CCSM4: Notable Improvements
CCSM4 contains totally new infrastructure capabilities that permit new flexibility and extensibility to address the challenges involved in earth system modeling. An integral part of CCSM4 is the implementation of a coupling architecture that takes a completely new approach with respect to the high-level design of the system. The CCSM4 coupling infrastructure now provides the ability to use a single code base in a start-to-end development cycle; from model parameterization development that might only require a single processor, to performing ultra high resolution simulations on HPC platforms using tens-of-thousands of cores. The CCSM4 coupling architecture also provides "plug and play" capability of data and active components and includes a user-friendly scripting system and informative timing utilities. Together, these tools enable a user to create a wide variety of "out-of-the-box" experiments for different model configurations and resolutions and also to determine the optimal load balance for those experiments to ensure maximal throughput and efficiency. CCSM4 is also targeting much higher resolutions than any previous CCSM coupled model and efforts have been made to reduce the memory footprint and to improve scaling in all components.

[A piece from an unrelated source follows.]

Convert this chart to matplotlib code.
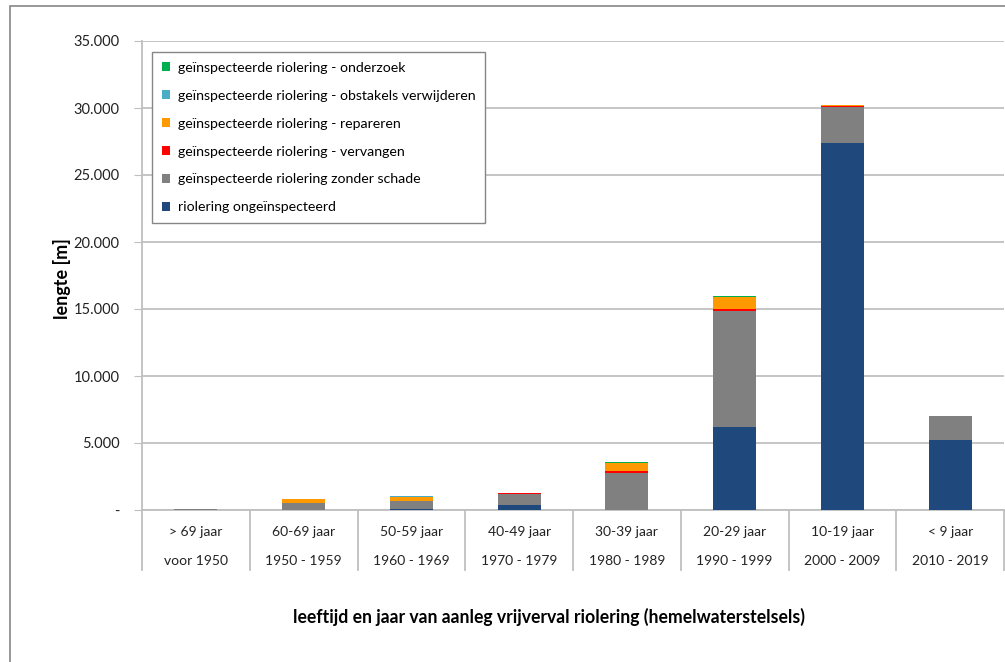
import numpy as np
import matplotlib.pyplot as plt
from matplotlib.patches import Patch, Rectangle
from matplotlib.ticker import FuncFormatter
import matplotlib.transforms as mtransforms

plt.rcParams['font.family'] = ['Lato', 'DejaVu Sans']

# leeftijdsklassen en aanlegperiodes
leeftijd = ['> 69 jaar', '60-69 jaar', '50-59 jaar', '40-49 jaar',
            '30-39 jaar', '20-29 jaar', '10-19 jaar', '< 9 jaar']
periode = ['voor 1950', '1950 - 1959', '1960 - 1969', '1970 - 1979',
           '1980 - 1989', '1990 - 1999', '2000 - 2009', '2010 - 2019']

# lengte per categorie [m]
ongeinspecteerd = [0, 0, 70, 370, 0, 6190, 27390, 5250]
zonder_schade = [70, 500, 620, 820, 2790, 8630, 2690, 1740]
vervangen = [0, 40, 0, 50, 150, 200, 50, 0]
repareren = [0, 300, 300, 0, 600, 870, 70, 0]
obstakels = [0, 0, 40, 0, 0, 30, 30, 50]
onderzoek = [0, 0, 0, 60, 70, 80, 0, 0]

series = [
    ('riolering ongeïnspecteerd', ongeinspecteerd, '#1F497D'),
    ('geïnspecteerde riolering zonder schade', zonder_schade, '#808080'),
    ('geïnspecteerde riolering - vervangen', vervangen, '#FF0000'),
    ('geïnspecteerde riolering - repareren', repareren, '#FF9900'),
    ('geïnspecteerde riolering - obstakels verwijderen', obstakels, '#4BACC6'),
    ('geïnspecteerde riolering - onderzoek', onderzoek, '#00B050'),
]

W, H = 1005, 662
fig = plt.figure(figsize=(W / 100, H / 100), dpi=100)

# buitenrand van de grafiek
fig.add_artist(Rectangle((10 / W, -0.1), 1.2, (656 / H) + 0.1, transform=fig.transFigure,
                         fill=False, edgecolor='#868686', linewidth=1.2))

x0, x1, ytop, ybot = 142, 1004, 41, 510
ax = fig.add_axes([x0 / W, 1 - ybot / H, (x1 - x0) / W, (ybot - ytop) / H])

x = np.arange(len(leeftijd))
bottom = np.zeros(len(leeftijd))
for name, vals, col in series:
    vals = np.array(vals, dtype=float)
    ax.bar(x, vals, 0.4, bottom=bottom, color=col, label=name, zorder=3)
    bottom += vals

ax.set_xlim(-0.5, len(leeftijd) - 0.5)
ax.set_ylim(0, 35000)
ax.set_yticks(np.arange(0, 35001, 5000))
ax.yaxis.set_major_formatter(FuncFormatter(
    lambda v, p: '-' if v == 0 else f'{int(v):,}'.replace(',', '.')))
ax.tick_params(axis='y', length=6, color='#BFBFBF', labelsize=10.5,
               labelcolor='#222222', pad=10)
ax.set_xticks([])
ax.grid(axis='y', color='#C0C0C0', linewidth=1.3, zorder=0)

for s in ['top', 'right']:
    ax.spines[s].set_visible(False)
ax.spines['left'].set_color('#BFBFBF')
ax.spines['bottom'].set_color('#BFBFBF')
ax.spines['left'].set_linewidth(1.3)
ax.spines['bottom'].set_linewidth(1.3)

# categorie-scheidingen en labels in twee rijen
trans = mtransforms.blended_transform_factory(ax.transData, ax.transAxes)
sep = -60 / (ybot - ytop)
ax.plot([-0.5, -0.5], [0, sep], transform=trans, color='#BFBFBF', lw=1.3, clip_on=False)
for i in range(len(leeftijd)):
    ax.plot([i + 0.5, i + 0.5], [0, sep], transform=trans, color='#BFBFBF',
            lw=1.3, clip_on=False)
    ax.text(i, -22 / (ybot - ytop), leeftijd[i], transform=trans, ha='center',
            va='center', fontsize=10, color='#222222')
    ax.text(i, -51 / (ybot - ytop), periode[i], transform=trans, ha='center',
            va='center', fontsize=10, color='#222222')

fig.text(549 / W, 1 - 617 / H, 'leeftijd en jaar van aanleg vrijverval riolering (hemelwaterstelsels)',
         ha='center', va='center', fontsize=12.7, fontweight='bold')
fig.text(62 / W, 1 - 279 / H, 'lengte [m]', rotation=90, ha='center', va='center',
         fontsize=13, fontweight='bold')

handles = [Patch(facecolor=c, label=n) for n, v, c in series][::-1]
leg = ax.legend(handles=handles, loc='upper left',
                bbox_to_anchor=((152 - x0) / (x1 - x0), (ybot - 52) / (ybot - ytop)),
                fontsize=10.2, frameon=True, fancybox=False, framealpha=1,
                edgecolor='#868686', handlelength=0.6, handleheight=0.6,
                handletextpad=0.5, labelspacing=1.12, borderpad=0.7,
                borderaxespad=0)
leg.get_frame().set_linewidth(1.0)
leg.set_zorder(5)

fig.savefig('out.png', dpi=100)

CAM contains notable improvements to the deep convection, arctic cloud fraction, radiation interface and computational scalability. The calculation of Convective Available Potential Energy (CAPE) has been reformulated in the deep convection to include more realistic dilution effects through an explicit representation of entrainment. Sub-grid scale momentum transports have also been added to the deep convection parametrization. A freeze-drying process contributes to a greater consistency between polar cloud fraction and water condensate properties. The finite volume dynamical core has been made the default and has improved accuracy for transport processes. The option of the HOMME spectral element dynamical core on a cubed sphere grid vastly increases the computational scalability of CAM. A new radiation constituent interface expands flexibility in the specification of properties for individual gas and aerosol species and their radiative interaction. The TROP-MOZART chemistry and aerosol package is now available and is used to generate evolving aerosol burden changes from the most recent emission inventories. Additional physical process improvements from CAM development will be available in CAM5.
CLM has been modified substantially and includes several new capabilities, input datasets, and parameterization updates. The model is extended with a carbon-nitrogen (CN) cycle model that is prognostic in carbon and nitrogen as well as vegetation phenology. A transient landcover change capability, including wood harvest, is introduced and the dynamic vegetation model is merged with CN (CNDV). An urban model (CLMU) is added and the BVOC model is replaced with the MEGAN model. The hydrology scheme is updated with a TOPMODEL-based runoff model, a simple groundwater model, a new frozen soil scheme, a new soil evaporation parameterization, and a corrected numerical solution of the Richards equation. The snow model incorporates SNICAR - which includes aerosol deposition, grain-size dependent snow ageing, and vertically resolved snowpack heating - as well as new snow cover fraction and snow burial fraction parameterizations. CLM4 also includes a new canopy integration scheme, new canopy interception scaling, and a representation of organic soil thermal and hydraulic properties. The ground column is extended to ~50-m depth by adding 5 bedrock layers (15 total layers). New surface datasets based on MODIS products have been derived, providing a basis for the transient land cover datasets. To improve global energy conservation, runoff is split into separate liquid and ice water streams that are passed separately to the ocean model.
The CCSM sea ice component is now CICE, the Los Alamos Sea Ice Model, sometimes referred to as the Community Ice CodE. The main areas of enhancement fall into two categories: physics and computation. The scientific enhancements include new tracers, a new shortwave radiative transfer scheme, a melt pond scheme, and aerosol deposition, all applied to the snow and sea ice. The new computational enhancements include: more flexible computational decomposition strategies, high resolution support, parallel input / output, and OpenMP threading capability.
The ocean model has been updated to the Parallel Ocean Program version 2 (POP2) of the Los Alamos National Laboratory. Many physical and software developments have been incorporated. The physical improvements include a near-surface eddy flux parameterization; an abyssal tidally driven mixing parameterization; an overflow parameterization to represent the Denmark Strait, Faroe Bank Channel, Weddell Sea, and Ross Sea overflows; a submesoscale mixing scheme; vertically-varying thickness and isopycnal diffusivity coefficients; modified anisotropic horizontal viscosity coefficients with much lower magnitudes than in CCSM3; and modified K-Profile Parameterization that uses horizontally-varying background vertical diffusivity and viscosity coefficients. The software developments include capability for multiple time-averaged history files and space-filling curves. The number of vertical levels has been increased from 40 levels in CCSM3 to 60 levels in CCSM4. POP2 includes passive tracer infrastructures and ecosystem codes.
The CCSM4 data models have been completely rewritten. They are now parallelized and share significant amounts of source code. The new data models have created a natural hierarchy in the system and methods for reading and interpolating data have been established that can easily be reused.